Le aste lorde dei titoli di Stato italiani, compresi i BoT, quest’anno andranno ben oltre quota 400 miliardi: tra rimborsi di bond in scadenza, deficit e finanziamento del fondo per le banche a tutela del risparmio, lo stock del debito pubblico difficilmente calerà. Ben che vada, il debito/Pil resterà attorno al 132%-133%. Lo spread si muoverà poco, i rendimenti si manterranno bassi: se anche dovessero salire, lo scenario base dei grandi player del mercato è per rialzi contenuti. Il 2017 potrebbe essere l’anno del tirare a campare, per il debito pubblico. E questo è un bene e un male.
È un bene perché il 2017 è per l’Italia, l’Europa, lo Uk, gli Usa, la Cina e i mercati emergenti un anno di transizione, di incertezza e instabilità. E se tutto questo alla fine non avrà un impatto negativo sul debito/Pil e sul rating dell’Italia, sarà un gran risultato.

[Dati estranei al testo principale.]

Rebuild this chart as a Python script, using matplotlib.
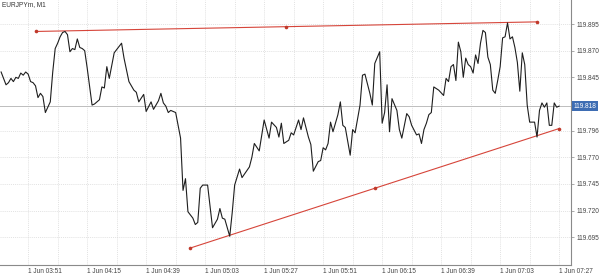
import pandas as pd
import matplotlib
matplotlib.use('Agg')
import matplotlib.pyplot as plt
import matplotlib.transforms as mtransforms

# EURJPYm M1 closes, minutes after 03:40 on 1 Jun
start = pd.Timestamp('2023-06-01 03:40')

minutes = [0, 2, 3, 4, 5, 6, 7, 8, 9, 10,
           11, 12, 13, 14, 15, 16, 17, 18, 20, 21,
           22, 23, 24, 25, 26, 27, 28, 29, 30, 31,
           32, 33, 34, 35, 37, 38, 40, 41, 42, 43,
           44, 46, 47, 49, 50, 52, 54, 55, 56, 58,
           59, 61, 62, 64, 65, 66, 67, 68, 69, 71,
           73, 74, 75, 76, 78, 79, 80, 81, 82, 84,
           86, 87, 88, 89, 90, 91, 93, 94, 95, 97,
           98, 101, 102, 103, 105, 107, 109, 110, 112, 113,
           114, 115, 117, 118, 119, 121, 122, 123, 125, 126,
           127, 129, 130, 131, 132, 133, 134, 135, 137, 138,
           139, 140, 142, 143, 144, 146, 147, 148, 150, 151,
           152, 154, 155, 156, 157, 158, 159, 161, 162, 163,
           165, 166, 167, 169, 170, 171, 172, 173, 174, 175,
           176, 178, 180, 181, 182, 183, 184, 185, 186, 187,
           188, 189, 190, 191, 192, 193, 194, 195, 196, 197,
           198, 199, 200, 201, 202, 203, 204, 205, 206, 207,
           208, 209, 210, 211, 212, 213, 214, 215, 216, 217,
           218, 219, 220, 221, 222, 223, 224, 225, 226, 227]

prices = [119.850, 119.838, 119.840, 119.844, 119.841, 119.845, 119.844, 119.849, 119.847, 119.850,
          119.848, 119.841, 119.840, 119.837, 119.826, 119.830, 119.827, 119.812, 119.822, 119.850,
          119.872, 119.877, 119.883, 119.887, 119.888, 119.885, 119.869, 119.872, 119.871, 119.881,
          119.873, 119.872, 119.870, 119.854, 119.819, 119.820, 119.824, 119.836, 119.835, 119.855,
          119.844, 119.868, 119.871, 119.877, 119.863, 119.841, 119.833, 119.831, 119.822, 119.829,
          119.813, 119.822, 119.815, 119.823, 119.830, 119.821, 119.818, 119.812, 119.814, 119.812,
          119.788, 119.739, 119.750, 119.719, 119.713, 119.707, 119.709, 119.741, 119.744, 119.744,
          119.704, 119.708, 119.712, 119.722, 119.713, 119.712, 119.696, 119.718, 119.744, 119.759,
          119.751, 119.761, 119.770, 119.783, 119.776, 119.805, 119.788, 119.803, 119.798, 119.789,
          119.802, 119.783, 119.786, 119.793, 119.791, 119.805, 119.796, 119.807, 119.789, 119.782,
          119.757, 119.766, 119.767, 119.779, 119.777, 119.783, 119.803, 119.794, 119.810, 119.822,
          119.800, 119.798, 119.772, 119.796, 119.793, 119.819, 119.847, 119.848, 119.830, 119.819,
          119.858, 119.869, 119.802, 119.812, 119.838, 119.794, 119.825, 119.814, 119.796, 119.788,
          119.811, 119.808, 119.800, 119.791, 119.792, 119.783, 119.796, 119.802, 119.810, 119.812,
          119.836, 119.833, 119.828, 119.844, 119.841, 119.855, 119.857, 119.842, 119.878, 119.869,
          119.845, 119.863, 119.857, 119.855, 119.849, 119.866, 119.858, 119.877, 119.889, 119.887,
          119.864, 119.857, 119.833, 119.830, 119.842, 119.855, 119.882, 119.883, 119.896, 119.881,
          119.883, 119.873, 119.859, 119.832, 119.868, 119.857, 119.819, 119.803, 119.803, 119.803,
          119.789, 119.814, 119.821, 119.817, 119.821, 119.800, 119.800, 119.821, 119.817, 119.818]

# trendlines (minute offset, price)
upper_min = [14, 218]
upper_price = [119.888, 119.897]
lower_min = [77, 227]
lower_price = [119.685, 119.797]

ytick_vals = [119.695, 119.720, 119.745, 119.770, 119.795, 119.845, 119.870, 119.895]
ytick_labels = ['119.695', '119.720', '119.745', '119.770', '119.796', '119.845', '119.870', '119.895']

times = start + pd.to_timedelta(minutes, unit='m')
last_price = prices[-1]

plt.rcParams['font.family'] = ['Liberation Sans', 'DejaVu Sans']

fig = plt.figure(figsize=(6, 2.76), dpi=100)
ax = fig.add_axes([0, 0.04, 0.952, 0.96])

grid_kw = dict(color='#d8d8d8', lw=0.5, ls=(0, (1.5, 1.5)), zorder=0)
xticks = pd.date_range('2023-06-01 03:51', periods=10, freq='24min')
xgrid = pd.date_range('2023-06-01 03:51', periods=20, freq='12min')
for g in xgrid:
    ax.axvline(g, **grid_kw)
for v in ytick_vals:
    ax.axhline(v, **grid_kw)

ax.axhline(last_price, color='#bdbdbd', lw=0.7, zorder=1)
ax.plot(times, prices, color='#1e1e1e', lw=0.8, zorder=3)

red = '#d6453a'
for mins, pr in [(upper_min, upper_price), (lower_min, lower_price)]:
    t = start + pd.to_timedelta(mins, unit='m')
    ax.plot(t, pr, color=red, lw=0.8, zorder=2)
    mid_t = t[0] + (t[1] - t[0]) / 2
    mid_p = (pr[0] + pr[1]) / 2
    ax.plot([t[0], mid_t, t[1]], [pr[0], mid_p, pr[1]], 'o', color='#c0392b',
            ms=2.6, mec='none', zorder=4)

ax.set_xlim(start - pd.Timedelta(seconds=27), start + pd.Timedelta(minutes=231.9))
ax.set_ylim(119.6691, 119.9175)

ax.set_xticks(xticks)
ax.set_xticklabels([t.strftime('1 Jun %H:%M') for t in xticks], ha='left')
ax.set_yticks(ytick_vals)
ax.set_yticklabels(ytick_labels)
ax.yaxis.tick_right()
ax.tick_params(axis='y', length=2, width=0.5, color='#888888', labelsize=4.7,
               labelcolor='#444444', pad=1.5)
ax.tick_params(axis='x', length=0, labelsize=4.7, labelcolor='#444444', pad=2.5)

for s in ['left', 'top']:
    ax.spines[s].set_visible(False)
for s in ['right', 'bottom']:
    ax.spines[s].set_color('#8a8a8a')
    ax.spines[s].set_linewidth(0.8)

trans = mtransforms.blended_transform_factory(ax.transAxes, ax.transData)
ax.text(1.004, last_price, f'{last_price:.3f}', transform=trans, ha='left', va='center',
        fontsize=4.7, color='white', zorder=5, clip_on=False,
        bbox=dict(boxstyle='square,pad=0.25', fc='#3e6db3', ec='none'))

ax.text(0.004, 0.995, 'EURJPYm, M1', transform=ax.transAxes, ha='left', va='top',
        fontsize=4.7, color='#333333')

fig.savefig('out.png', dpi=100)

L’Italia è il terzo Pil dell’Europa ma è uno dei Paesi più vulnerabili dell’area dell’euro: per questo vivacchiare è un male. La Germania cresce poco più dell’Italia ma è riuscita a far calare il debito/Pil dal picco dell’85% raggiunto durante la Grande Crisi al 67% previsto per la fine di quest’anno. Il 60% è in vista. La Francia ha problemi strutturali molto più vicini a quelli italiani ma ha un debito/Pil sottoil 100%.
Essere vulnerabili di questi tempi è un lusso che l’Italia può permettersi solo perché protetta dal QE della Bce che anche quest’anno acquisterà - stando alle stime degli addetti ai lavori - attorno ai 100 miliardi di BTp e terrà spread e rendimenti sotto controllo. Persino il rischio di declassamento di rating è modesto, quest’anno, per l’Italia: se DBRS dovesse declassare l’Italia, la perdita dell’ultima singola “A-low” colpirebbe un poco le banche (uno sconto, un haircut maggiore sui bond italiani usati come collaterale nelle operazioni di rifinanziamento principale presso la Bce). L’Italia resterebbe nella fascia della tripla B, minacciata da un solo outlook negativo, Fitch sul rating più alto (BBB+), stabile per ora l’outlook sulla Baa2 di Moody’s e sulla BBB- di S&P’s.
Sarà meglio per l’Italia che nulla vada storto, quest’anno, che i cosiddetti “tail-risks” non si manifestino. Tutto deve filare liscio sul fronte di Brexit . I partiti di protesta anti-euro dovranno uscire dalle elezioni con le ossa rotte in Francia, Germania e Olanda ( il tail risk olandese è sottotraccia per ora). Negli Usa, basterà che Trump inizi a imbastire anche solo metà o meno della metà delle sue promesse elettorali, e tutti saranno contenti. Le politiche fiscali espansive in Cina e Usa, con aumento della spesa pubblica per sostenere la crescita, daranno sollievo indirettamente anche dal debito/Pil italiano: purché non esploda qualche bolla cinese. E purché il nuovo inquilino alla Casa Bianca non destabilizzi il mondo con slanci di protezionismo e caccia grossa all’immigrato. In quanto alle banche centrali, nonostante il rialzo dei tassi Fed negli Usa e un primo taglio agli acquisti mensili nel PSPP da parte della Bce (visto come l’anticamera del tapering), le banche centrali è bene per l’Italia che restino ancora per un po’ dove sono e dove il mercato le vuole, dietro la curva.